Of all the weird and not-so-wonderful practices of corporate management, the one that always gets me is a signed name on a piece of paper as a proxy that ‘governance’ has occurred. Articles and bills are inscribed into law with the flick of a wrist. It’s great as a piece of theatre, I suppose, but like a lot of human activity, rather absurd when you force yourself to think about it for more than a few seconds. What need are we fulfilling by signing things? Is it an emotional need, something to do with belonging, or being able to scrawl ‘I wuz ‘ere’ like a teenager on the train marking some temporary territory, inadvertently advertising their irrelevance?

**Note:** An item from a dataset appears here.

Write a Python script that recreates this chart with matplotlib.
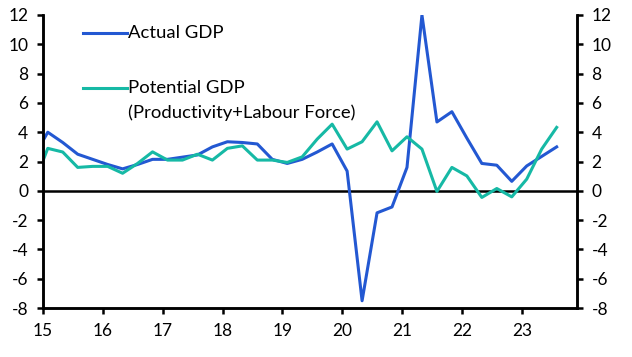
import numpy as np
import matplotlib.pyplot as plt
from matplotlib.lines import Line2D

plt.rcParams["font.family"] = ["Lato", "DejaVu Sans"]
plt.rcParams["axes.unicode_minus"] = False

# quarterly points (year fraction, 15 = 2015)
x_start = 14.83
n_points = 36
actual_gdp = [2.2, 4.0, 3.3, 2.5, 2.15, 1.8, 1.5, 1.8, 2.15, 2.15, 2.3, 2.45,
              3.0, 3.35, 3.3, 3.2, 2.15, 1.87, 2.15, 2.65, 3.2, 1.35,
              -7.5, -1.5, -1.1, 1.6, 12.0, 4.7, 5.4, 3.6, 1.87, 1.75,
              0.65, 1.7, 2.35, 3.0]
potential_gdp = [0.25, 2.9, 2.65, 1.6, 1.67, 1.67, 1.2, 1.87, 2.66, 2.1, 2.1, 2.5,
                 2.1, 2.9, 3.07, 2.1, 2.1, 1.94, 2.32, 3.53, 4.55, 2.85,
                 3.35, 4.71, 2.73, 3.69, 2.85, -0.04, 1.6, 1.02, -0.45, 0.16,
                 -0.41, 0.8, 2.85, 4.33]
years = x_start + 0.25 * np.arange(n_points)

x_ticks = list(range(15, 24))
y_ticks = list(range(-8, 13, 2))

blue = "#2358d2"
teal = "#16b9a5"

fig = plt.figure(figsize=(6.32, 3.57), dpi=100)
ax = fig.add_axes([0.068, 0.137, 0.845, 0.821])

ax.plot(years, actual_gdp, color=blue, lw=2.2)
ax.plot(years, potential_gdp, color=teal, lw=2.2)
ax.axhline(0, color="black", lw=1.8, zorder=1)

ax.set_xlim(15, 23.92)
ax.set_ylim(-8, 12)
ax.set_xticks(x_ticks)
ax.set_xticklabels([str(t) for t in x_ticks])
ax.set_yticks(y_ticks)

ax2 = ax.twinx()
ax2.set_ylim(-8, 12)
ax2.set_yticks(y_ticks)

for a in (ax, ax2):
    a.spines["top"].set_visible(False)
    for s in ("left", "right", "bottom"):
        a.spines[s].set_linewidth(1.8)
    a.tick_params(width=1.8, length=4.5, labelsize=12.5, pad=6, colors="black")

# legend drawn by hand next to the lines
ax.add_line(Line2D([0.075, 0.157], [0.94, 0.94], color=blue, lw=2.2,
                   transform=ax.transAxes))
ax.text(0.159, 0.94, "Actual GDP", transform=ax.transAxes, fontsize=13.3,
        va="center", ha="left")
ax.add_line(Line2D([0.075, 0.157], [0.752, 0.752], color=teal, lw=2.2,
                   transform=ax.transAxes))
ax.text(0.159, 0.752, "Potential GDP", transform=ax.transAxes, fontsize=13.3,
        va="center", ha="left")
ax.text(0.159, 0.668, "(Productivity+Labour Force)", transform=ax.transAxes,
        fontsize=13.3, va="center", ha="left")

fig.savefig("out.png", dpi=100)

The lazy suggestion would be that the signatory gets to feel a surge of ego simply by being ‘worthy’ and important enough to sign a piece of paper. But when I think more about it, and in my experience of seeing the signatures of 5 or sometimes more highly-remunerated individuals approving and deciding upon something that they in truth know very little about, the emotion I tend to experience is pity. Individual accountability must be a lonely existence, although in truth I’ve only seen it actually play out a few times. Misery loves company, so they say, but more importantly humans love company. Banding together as middle managers and demanding to sign-off on something is an almost natural trait, it would seem. It’s also completely the opposite of what accountability is supposed to be. So I’m leaving it open to interpretation here that where you see 5 middle managers as ‘Endorsers’ on a document; that’s some bullshit.

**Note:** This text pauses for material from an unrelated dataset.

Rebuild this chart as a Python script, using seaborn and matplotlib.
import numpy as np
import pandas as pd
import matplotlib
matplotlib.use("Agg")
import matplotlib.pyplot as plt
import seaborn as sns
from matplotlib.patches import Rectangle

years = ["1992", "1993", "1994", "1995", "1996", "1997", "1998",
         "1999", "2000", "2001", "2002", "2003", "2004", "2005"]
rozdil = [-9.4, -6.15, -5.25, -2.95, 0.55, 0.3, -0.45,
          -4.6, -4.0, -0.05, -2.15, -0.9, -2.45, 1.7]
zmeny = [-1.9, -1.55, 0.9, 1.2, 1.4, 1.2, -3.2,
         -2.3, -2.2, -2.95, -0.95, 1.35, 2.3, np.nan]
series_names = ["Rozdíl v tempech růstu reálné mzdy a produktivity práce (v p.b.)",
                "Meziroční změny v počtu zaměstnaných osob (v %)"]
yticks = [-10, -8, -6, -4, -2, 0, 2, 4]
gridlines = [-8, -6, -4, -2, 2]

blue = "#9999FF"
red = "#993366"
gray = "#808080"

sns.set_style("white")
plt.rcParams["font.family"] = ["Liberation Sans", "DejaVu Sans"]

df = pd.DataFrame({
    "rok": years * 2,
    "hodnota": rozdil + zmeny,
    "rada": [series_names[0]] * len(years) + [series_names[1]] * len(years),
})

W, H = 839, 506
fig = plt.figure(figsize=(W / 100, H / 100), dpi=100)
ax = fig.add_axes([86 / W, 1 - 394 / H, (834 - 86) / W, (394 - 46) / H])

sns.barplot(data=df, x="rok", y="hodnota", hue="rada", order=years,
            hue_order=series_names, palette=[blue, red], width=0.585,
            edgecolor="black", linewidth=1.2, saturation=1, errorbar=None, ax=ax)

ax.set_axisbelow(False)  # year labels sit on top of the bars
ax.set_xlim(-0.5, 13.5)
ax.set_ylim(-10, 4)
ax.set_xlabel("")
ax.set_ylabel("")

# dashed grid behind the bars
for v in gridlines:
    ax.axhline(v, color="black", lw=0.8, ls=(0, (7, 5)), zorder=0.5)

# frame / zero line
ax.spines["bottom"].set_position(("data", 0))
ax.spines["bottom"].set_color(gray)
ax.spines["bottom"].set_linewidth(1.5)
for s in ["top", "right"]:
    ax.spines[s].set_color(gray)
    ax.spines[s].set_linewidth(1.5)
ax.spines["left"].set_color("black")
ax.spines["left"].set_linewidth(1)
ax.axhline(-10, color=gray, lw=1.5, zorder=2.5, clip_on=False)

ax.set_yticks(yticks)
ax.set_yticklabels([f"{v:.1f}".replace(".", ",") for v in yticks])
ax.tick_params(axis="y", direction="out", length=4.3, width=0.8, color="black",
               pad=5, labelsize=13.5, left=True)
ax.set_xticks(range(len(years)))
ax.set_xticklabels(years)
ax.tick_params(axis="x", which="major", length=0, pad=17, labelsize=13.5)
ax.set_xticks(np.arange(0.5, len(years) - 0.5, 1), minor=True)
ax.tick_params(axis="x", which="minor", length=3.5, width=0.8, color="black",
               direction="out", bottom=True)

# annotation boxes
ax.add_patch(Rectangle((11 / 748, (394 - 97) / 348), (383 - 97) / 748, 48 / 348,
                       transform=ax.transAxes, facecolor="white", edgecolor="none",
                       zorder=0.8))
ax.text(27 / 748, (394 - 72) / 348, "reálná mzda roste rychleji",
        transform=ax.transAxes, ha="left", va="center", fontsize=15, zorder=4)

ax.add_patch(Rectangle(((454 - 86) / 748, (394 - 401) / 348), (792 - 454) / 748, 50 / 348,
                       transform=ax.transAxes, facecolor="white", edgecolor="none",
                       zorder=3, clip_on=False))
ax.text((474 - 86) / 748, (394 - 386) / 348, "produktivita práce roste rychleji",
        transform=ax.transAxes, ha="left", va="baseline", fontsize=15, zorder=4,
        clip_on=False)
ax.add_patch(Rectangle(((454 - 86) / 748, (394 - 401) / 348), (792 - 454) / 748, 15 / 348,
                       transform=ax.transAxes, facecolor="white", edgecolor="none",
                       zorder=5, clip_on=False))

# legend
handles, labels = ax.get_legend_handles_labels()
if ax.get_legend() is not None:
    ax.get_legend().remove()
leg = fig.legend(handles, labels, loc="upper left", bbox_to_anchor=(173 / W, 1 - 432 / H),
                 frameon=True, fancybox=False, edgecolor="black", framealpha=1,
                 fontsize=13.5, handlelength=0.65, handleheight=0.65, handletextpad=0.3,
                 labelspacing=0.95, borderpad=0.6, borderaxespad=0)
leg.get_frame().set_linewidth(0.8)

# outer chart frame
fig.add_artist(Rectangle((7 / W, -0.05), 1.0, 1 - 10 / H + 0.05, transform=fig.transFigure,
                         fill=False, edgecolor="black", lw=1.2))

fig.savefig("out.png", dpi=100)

Corporate governance is the illusion of control. Recently I’ve been persuaded by Niels Pflaeging’s idea that there are in fact three sources of power in organisations, with the formal power structure — depicted in the hierarchical org chart — being only one. Ultimately, human beings are goal-seeking, desire purpose and want to make progress, so they tend to do what needs doing to get a result or outcome. This happens outside of pieces of paper, frameworks, methods, processes, and whatever else. Sometimes it happens in direct contravention of management’s efforts and the doors or gates they erect. Past those gates, and all the ‘perfect’ planning, you may just fall 12 feet into a world of pain anyway. That is the nature of complex systems. They will surprise you. They will mess you up. If you’ve been around the block a few times, you know this, and you stop trying to ‘guarantee’ safety.

So not only is it highly questionable that this style of governance in fact achieves higher quality or better outcomes, but it actively prevents your business from responding quickly to changing needs and environments. Risk averse governance, it turns out, ironically adds risk. By parsing all decision making through a complex process to people lacking the information and context they need to make good decisions, and hindered by all manner of personal politicking, regulations and compliance rules, it is completely unsurprising that we have the levels of workplace disengagement we have.

It’s my experience that talented humans, not systems of governance, achieve desirable outcomes. But because Management is a specialisation, managers are becoming less capable of recognising the actions that go unseen, and success is falsely attributed to ‘the process’, so people double down on it. A few years ago I had a jarring interaction with a Change Manager, who was pointing out, without a hint of irony, that since the introduction of strict environmental controls around software deployments, the number of ‘failed’ changes had stayed the same. This data was being used as an argument for MORE change control.

So what are the alternatives? This article has been a ‘what’ and ‘so what’ for the ‘now what’ that I would advocate. I will leave it to my colleagues in the course to outline the benefits of de-centralised decision-making, psychological safety, the advice process, consent decision-making, ranges of tolerance, integrative decision-making, guard rails and principles, sociocratic domains and other fantastic ideas. I’m just here to bear witness to the frustrations and disillusionment of the hundreds of eminently capable, talented and ingenious people I’ve worked with, whose ideas were ignored.